= Lemon Kittens =

English post-punk band

Lemon Kittens are a post-punk band, formed in Reading, Berkshire, England in 1977, by Karl Blake and Gary Thatcher. Band members frequently changed, and included Danielle Dax and Mark Perry.

==Discography==
=== LPs ===
- We Buy a Hammer for Daddy (1980, United Dairies) (CD reissue, Biter Of Thorpe, 1993)
- (Those Who Bite The Hand That Feeds Them Sooner Or Later Must Meet The) Big Dentist (1982, Illuminated Records) (CD reissue, Biter Of Thorpe, 1994)

=== Singles and EPs ===
- Spoonfed & Writhing (1979, Step-Forward Records 7" EP) reissued with three extra tracks on CD in 1996
- Cake Beast (1980, United Dairies, 12" EP)

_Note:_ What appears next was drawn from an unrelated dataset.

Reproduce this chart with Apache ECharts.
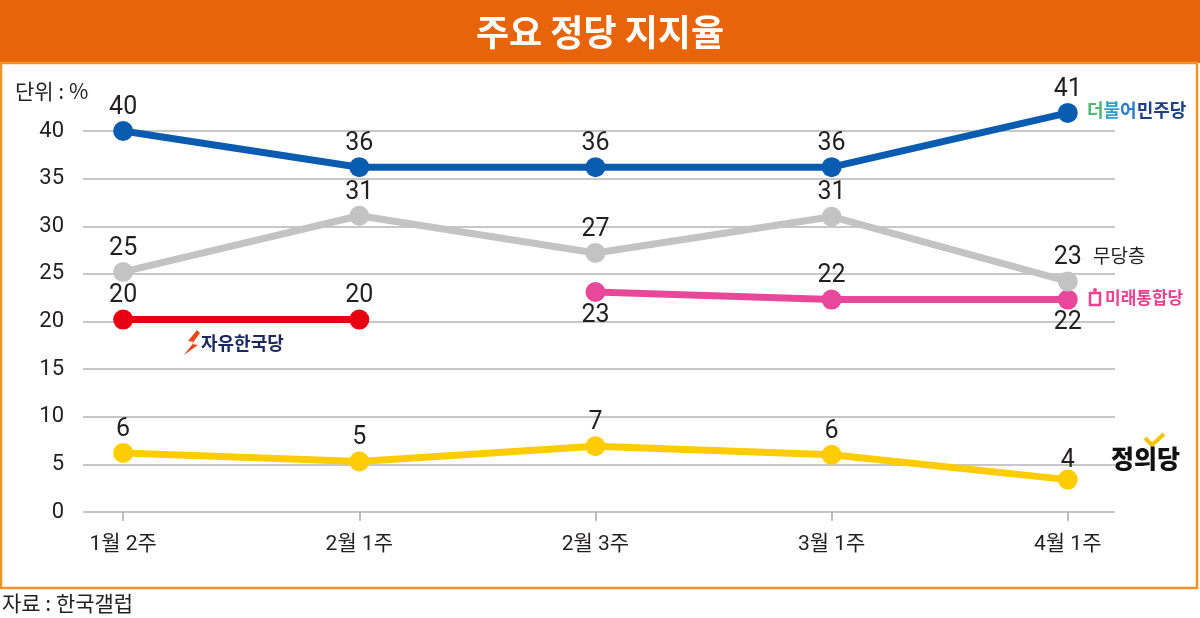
<!DOCTYPE html>
<html>
<head>
<meta charset="utf-8">
<script src="https://cdn.jsdelivr.net/npm/echarts@6/dist/echarts.min.js"></script>
<style>
  html, body { margin: 0; padding: 0; background: #fff; }
  #chart { width: 1200px; height: 618px; }
</style>
</head>
<body>
<div id="chart"></div>
<script>
// 데이터
const weeks = ['1월 2주', '2월 1주', '2월 3주', '3월 1주', '4월 1주'];
const yTicks = [0, 5, 10, 15, 20, 25, 30, 35, 40];

const minjuVals = [40, 36.2, 36.2, 36.2, 41.9];
const minjuLabels = ['40', '36', '36', '36', '41'];

const noneVals = [25.2, 31.1, 27.2, 31.0, 24.2];
const noneLabels = ['25', '31', '27', '31', '23'];

const uniteVals = [null, null, 23.1, 22.3, 22.3];
const uniteLabels = ['', '', '23', '22', '22'];
const unitePos = ['', '', 'bottom', 'top', 'bottom'];

const libertyVals = [20.2, 20.2, null, null, null];
const libertyLabels = ['20', '20', '', '', ''];

const justiceVals = [6.2, 5.3, 6.9, 6.0, 3.4];
const justiceLabels = ['6', '5', '7', '6', '4'];

const numFont = "Roboto, 'Noto Sans CJK KR', sans-serif";
const krFont = "'Noto Sans CJK KR', sans-serif";

const toData = (vals, labels, pos) => {
  const out = [];
  vals.forEach((v, i) => {
    if (v == null) return;
    const item = { value: [i, v], label: { formatter: labels[i] } };
    if (pos && pos[i]) item.label.position = pos[i];
    out.push(item);
  });
  return out;
};

const makeSeries = (name, color, data) => ({
  name: name,
  type: 'line',
  data: data,
  clip: false,
  symbol: 'circle',
  symbolSize: 20,
  lineStyle: { color: color, width: 7 },
  itemStyle: { color: color },
  label: {
    show: true,
    position: 'top',
    distance: 1,
    fontSize: 25,
    fontFamily: numFont,
    color: '#231f20'
  },
  emphasis: { disabled: true },
  animation: false
});

const justiceData = toData(justiceVals, justiceLabels);
justiceData[4].label.distance = -4;

var myChart = echarts.init(document.getElementById('chart'));

const option = {
  backgroundColor: '#fff',
  animation: false,
  title: {
    text: '주요 정당 지지율',
    left: 'center',
    top: 9,
    textStyle: { color: '#fff', fontSize: 36, fontWeight: 'bold', fontFamily: krFont }
  },
  grid: { left: 83, right: 85, top: 131, bottom: 106 },
  xAxis: {
    type: 'value',
    min: -0.17,
    max: 4.2,
    axisLine: { show: false },
    splitLine: { show: false },
    axisTick: {
      show: true,
      customValues: [0, 1, 2, 3, 4],
      length: 9,
      inside: false,
      lineStyle: { color: '#aaa', width: 1.5 }
    },
    axisLabel: {
      customValues: [0, 1, 2, 3, 4],
      formatter: (v) => weeks[Math.round(v)],
      margin: 22,
      fontSize: 21,
      fontFamily: numFont,
      color: '#231f20'
    }
  },
  yAxis: {
    type: 'value',
    min: yTicks[0],
    max: yTicks[yTicks.length - 1],
    interval: 5,
    axisLine: { show: false },
    axisTick: { show: false },
    splitLine: { lineStyle: { color: '#b5b5b5', width: 1.5 } },
    axisLabel: {
      margin: 19,
      fontSize: 22,
      fontFamily: numFont,
      color: '#231f20'
    }
  },
  series: [
    makeSeries('정의당', '#ffcc00', justiceData),
    makeSeries('자유한국당', '#e60012', toData(libertyVals, libertyLabels)),
    makeSeries('미래통합당', '#e8489a', toData(uniteVals, uniteLabels, unitePos)),
    makeSeries('무당층', '#c3c3c3', toData(noneVals, noneLabels)),
    makeSeries('더불어민주당', '#0a5cb0', toData(minjuVals, minjuLabels))
  ],
  graphic: [
    { type: 'rect', z: -1, shape: { x: 0, y: 0, width: 1200, height: 63 }, style: { fill: '#e8640a' } },
    { type: 'rect', z: -1, shape: { x: 1, y: 63, width: 1196, height: 525 }, style: { fill: 'none', stroke: '#f39224', lineWidth: 2.5 } },
    { type: 'text', left: 15, top: 81, style: { text: '단위 : %', fontSize: 21, fontFamily: krFont, fill: '#231f20' } },
    { type: 'text', left: 2, top: 593, style: { text: '자료 : 한국갤럽', fontSize: 21, fontFamily: krFont, fill: '#231f20' } },
    {
      type: 'text', left: 1087, top: 101,
      style: {
        text: '{a|더}{b|불}{c|어}{d|민주당}',
        rich: {
          a: { fill: '#4cb76e', fontSize: 18, fontWeight: 'bold', fontFamily: krFont },
          b: { fill: '#2aa3c9', fontSize: 18, fontWeight: 'bold', fontFamily: krFont },
          c: { fill: '#2a7ec4', fontSize: 18, fontWeight: 'bold', fontFamily: krFont },
          d: { fill: '#1d3f8c', fontSize: 18, fontWeight: 'bold', fontFamily: krFont }
        }
      }
    },
    { type: 'text', left: 1093, top: 246, style: { text: '무당층', fontSize: 19, fontFamily: krFont, fill: '#231f20' } },
    { type: 'rect', shape: { x: 1090, y: 293, width: 10, height: 12 }, style: { fill: 'none', stroke: '#e8418f', lineWidth: 2.5 } },
    { type: 'circle', shape: { cx: 1095, cy: 290, r: 2 }, style: { fill: '#e8418f' } },
    { type: 'text', left: 1105, top: 289, style: { text: '미래통합당', fontSize: 17, fontWeight: 'bold', fontFamily: krFont, fill: '#e8418f' } },
    { type: 'polygon', shape: { points: [[197, 330], [188, 341], [194, 342], [184, 355], [198, 345], [192, 344], [200, 333]] }, style: { fill: '#e8471c' } },
    { type: 'text', left: 201, top: 334, style: { text: '자유한국당', fontSize: 18, fontWeight: 'bold', fontFamily: krFont, fill: '#1b2a5c' } },
    { type: 'polyline', shape: { points: [[1145, 438], [1152, 445], [1164, 434]] }, style: { stroke: '#f5c400', lineWidth: 4, fill: 'none' } },
    { type: 'text', left: 1111, top: 446, style: { text: '정의당', fontSize: 25, fontWeight: 900, fontFamily: krFont, fill: '#111' } }
  ]
};

myChart.setOption(option);
</script>
</body>
</html>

The Spoonfed & Writhing EP has gained a re-release, as part of the Step Forward-I Wanna Punk Rock: The Singles Collection, in either CD or vinyl boxed set (Castle Records B000PMG5PC).

=== Compilations ===
Tracks by Lemon Kittens appear on the compilation albums Snatch 2, Hoisting the Black Flag, Perspectives and Distortion, The Wonderful World of Glass vol 1, and Terra Serpentes.